RAW DATA —

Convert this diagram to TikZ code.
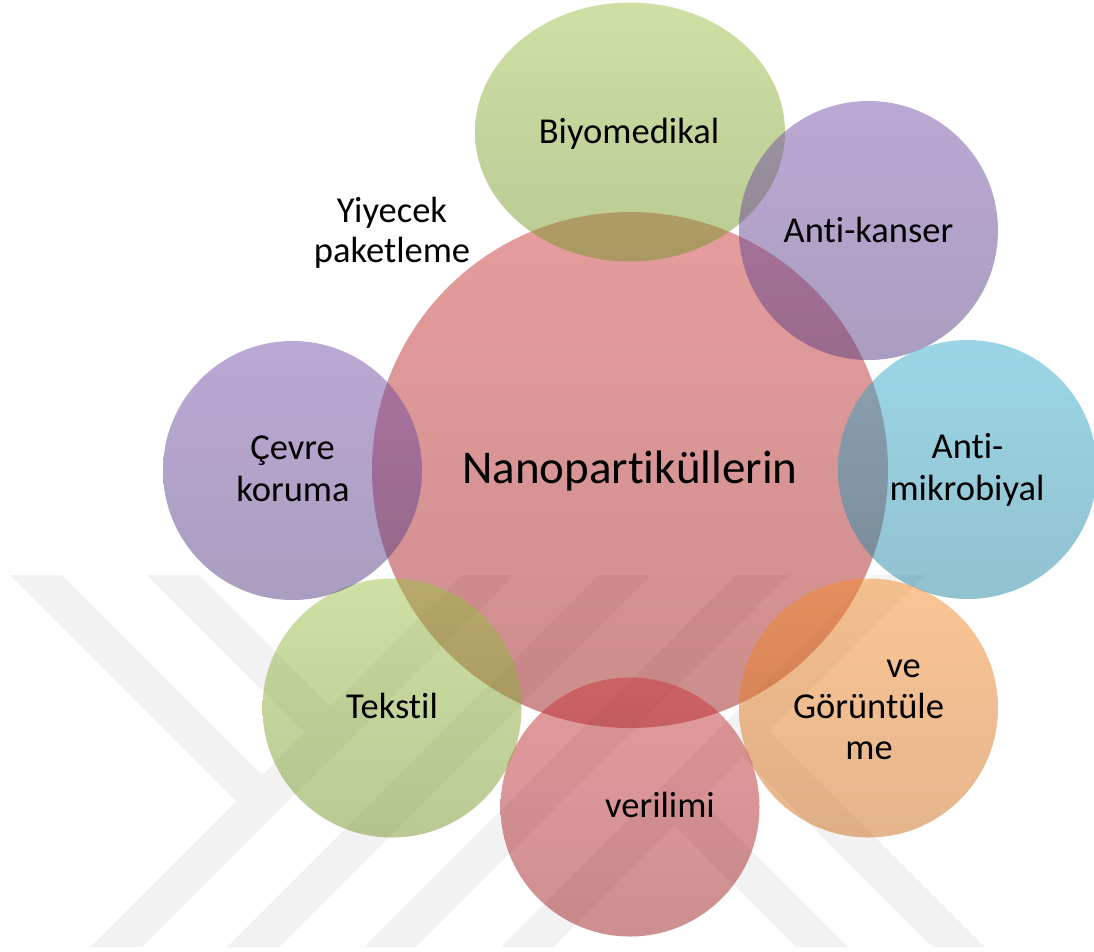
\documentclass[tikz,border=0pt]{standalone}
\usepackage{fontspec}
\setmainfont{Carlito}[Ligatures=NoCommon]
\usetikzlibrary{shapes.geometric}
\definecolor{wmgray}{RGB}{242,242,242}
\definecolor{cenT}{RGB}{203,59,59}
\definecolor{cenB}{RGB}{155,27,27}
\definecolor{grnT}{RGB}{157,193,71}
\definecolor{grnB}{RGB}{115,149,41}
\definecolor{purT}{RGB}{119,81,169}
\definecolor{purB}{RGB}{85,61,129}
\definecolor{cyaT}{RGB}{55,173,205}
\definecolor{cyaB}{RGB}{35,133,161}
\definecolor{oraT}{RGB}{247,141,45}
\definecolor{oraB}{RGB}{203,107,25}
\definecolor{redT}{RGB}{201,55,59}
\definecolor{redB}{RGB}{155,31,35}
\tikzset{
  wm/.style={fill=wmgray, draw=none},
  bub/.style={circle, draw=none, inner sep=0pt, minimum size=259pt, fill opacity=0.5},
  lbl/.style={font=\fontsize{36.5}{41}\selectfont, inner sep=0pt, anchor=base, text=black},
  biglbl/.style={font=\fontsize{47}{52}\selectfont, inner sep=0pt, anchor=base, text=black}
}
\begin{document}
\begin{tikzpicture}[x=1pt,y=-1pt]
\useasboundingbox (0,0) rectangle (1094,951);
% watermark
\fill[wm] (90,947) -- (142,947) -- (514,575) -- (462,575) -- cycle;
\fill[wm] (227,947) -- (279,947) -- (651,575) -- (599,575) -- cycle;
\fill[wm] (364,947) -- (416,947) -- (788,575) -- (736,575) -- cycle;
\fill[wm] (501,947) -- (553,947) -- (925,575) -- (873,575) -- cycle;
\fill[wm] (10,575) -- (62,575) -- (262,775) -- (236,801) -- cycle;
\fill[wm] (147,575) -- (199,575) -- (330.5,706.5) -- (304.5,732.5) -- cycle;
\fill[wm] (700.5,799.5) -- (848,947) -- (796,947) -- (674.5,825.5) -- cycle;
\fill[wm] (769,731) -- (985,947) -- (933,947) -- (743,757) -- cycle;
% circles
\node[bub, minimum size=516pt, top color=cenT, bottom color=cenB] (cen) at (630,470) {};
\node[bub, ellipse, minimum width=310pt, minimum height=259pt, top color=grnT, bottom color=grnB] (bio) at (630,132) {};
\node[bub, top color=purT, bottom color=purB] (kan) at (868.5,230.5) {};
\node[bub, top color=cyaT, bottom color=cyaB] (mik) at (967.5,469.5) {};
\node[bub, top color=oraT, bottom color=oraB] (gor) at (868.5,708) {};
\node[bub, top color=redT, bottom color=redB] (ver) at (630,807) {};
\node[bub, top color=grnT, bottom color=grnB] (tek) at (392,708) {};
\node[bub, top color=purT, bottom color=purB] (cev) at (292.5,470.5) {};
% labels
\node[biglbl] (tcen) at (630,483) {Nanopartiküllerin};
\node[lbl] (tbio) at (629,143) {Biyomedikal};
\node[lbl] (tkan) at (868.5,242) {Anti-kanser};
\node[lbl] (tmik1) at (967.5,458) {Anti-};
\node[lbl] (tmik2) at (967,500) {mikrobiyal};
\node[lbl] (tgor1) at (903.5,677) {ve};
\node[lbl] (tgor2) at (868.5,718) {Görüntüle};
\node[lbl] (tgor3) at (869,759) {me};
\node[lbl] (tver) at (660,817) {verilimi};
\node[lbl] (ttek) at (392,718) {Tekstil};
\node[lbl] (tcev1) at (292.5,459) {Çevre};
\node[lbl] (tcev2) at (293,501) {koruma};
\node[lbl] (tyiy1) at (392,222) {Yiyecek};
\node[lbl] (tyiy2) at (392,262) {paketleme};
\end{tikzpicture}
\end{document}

WHAT IS NEEDED —
Write the lines above out again exactly, without any of their pictures.

ANSWER —
Convert this diagram to TikZ code.
\documentclass[tikz,border=0pt]{standalone}
\usepackage{fontspec}
\setmainfont{Carlito}[Ligatures=NoCommon]
\usetikzlibrary{shapes.geometric}
\definecolor{wmgray}{RGB}{242,242,242}
\definecolor{cenT}{RGB}{203,59,59}
\definecolor{cenB}{RGB}{155,27,27}
\definecolor{grnT}{RGB}{157,193,71}
\definecolor{grnB}{RGB}{115,149,41}
\definecolor{purT}{RGB}{119,81,169}
\definecolor{purB}{RGB}{85,61,129}
\definecolor{cyaT}{RGB}{55,173,205}
\definecolor{cyaB}{RGB}{35,133,161}
\definecolor{oraT}{RGB}{247,141,45}
\definecolor{oraB}{RGB}{203,107,25}
\definecolor{redT}{RGB}{201,55,59}
\definecolor{redB}{RGB}{155,31,35}
\tikzset{
  wm/.style={fill=wmgray, draw=none},
  bub/.style={circle, draw=none, inner sep=0pt, minimum size=259pt, fill opacity=0.5},
  lbl/.style={font=\fontsize{36.5}{41}\selectfont, inner sep=0pt, anchor=base, text=black},
  biglbl/.style={font=\fontsize{47}{52}\selectfont, inner sep=0pt, anchor=base, text=black}
}
\begin{document}
\begin{tikzpicture}[x=1pt,y=-1pt]
\useasboundingbox (0,0) rectangle (1094,951);
% watermark
\fill[wm] (90,947) -- (142,947) -- (514,575) -- (462,575) -- cycle;
\fill[wm] (227,947) -- (279,947) -- (651,575) -- (599,575) -- cycle;
\fill[wm] (364,947) -- (416,947) -- (788,575) -- (736,575) -- cycle;
\fill[wm] (501,947) -- (553,947) -- (925,575) -- (873,575) -- cycle;
\fill[wm] (10,575) -- (62,575) -- (262,775) -- (236,801) -- cycle;
\fill[wm] (147,575) -- (199,575) -- (330.5,706.5) -- (304.5,732.5) -- cycle;
\fill[wm] (700.5,799.5) -- (848,947) -- (796,947) -- (674.5,825.5) -- cycle;
\fill[wm] (769,731) -- (985,947) -- (933,947) -- (743,757) -- cycle;
% circles
\node[bub, minimum size=516pt, top color=cenT, bottom color=cenB] (cen) at (630,470) {};
\node[bub, ellipse, minimum width=310pt, minimum height=259pt, top color=grnT, bottom color=grnB] (bio) at (630,132) {};
\node[bub, top color=purT, bottom color=purB] (kan) at (868.5,230.5) {};
\node[bub, top color=cyaT, bottom color=cyaB] (mik) at (967.5,469.5) {};
\node[bub, top color=oraT, bottom color=oraB] (gor) at (868.5,708) {};
\node[bub, top color=redT, bottom color=redB] (ver) at (630,807) {};
\node[bub, top color=grnT, bottom color=grnB] (tek) at (392,708) {};
\node[bub, top color=purT, bottom color=purB] (cev) at (292.5,470.5) {};
% labels
\node[biglbl] (tcen) at (630,483) {Nanopartiküllerin};
\node[lbl] (tbio) at (629,143) {Biyomedikal};
\node[lbl] (tkan) at (868.5,242) {Anti-kanser};
\node[lbl] (tmik1) at (967.5,458) {Anti-};
\node[lbl] (tmik2) at (967,500) {mikrobiyal};
\node[lbl] (tgor1) at (903.5,677) {ve};
\node[lbl] (tgor2) at (868.5,718) {Görüntüle};
\node[lbl] (tgor3) at (869,759) {me};
\node[lbl] (tver) at (660,817) {verilimi};
\node[lbl] (ttek) at (392,718) {Tekstil};
\node[lbl] (tcev1) at (292.5,459) {Çevre};
\node[lbl] (tcev2) at (293,501) {koruma};
\node[lbl] (tyiy1) at (392,222) {Yiyecek};
\node[lbl] (tyiy2) at (392,262) {paketleme};
\end{tikzpicture}
\end{document}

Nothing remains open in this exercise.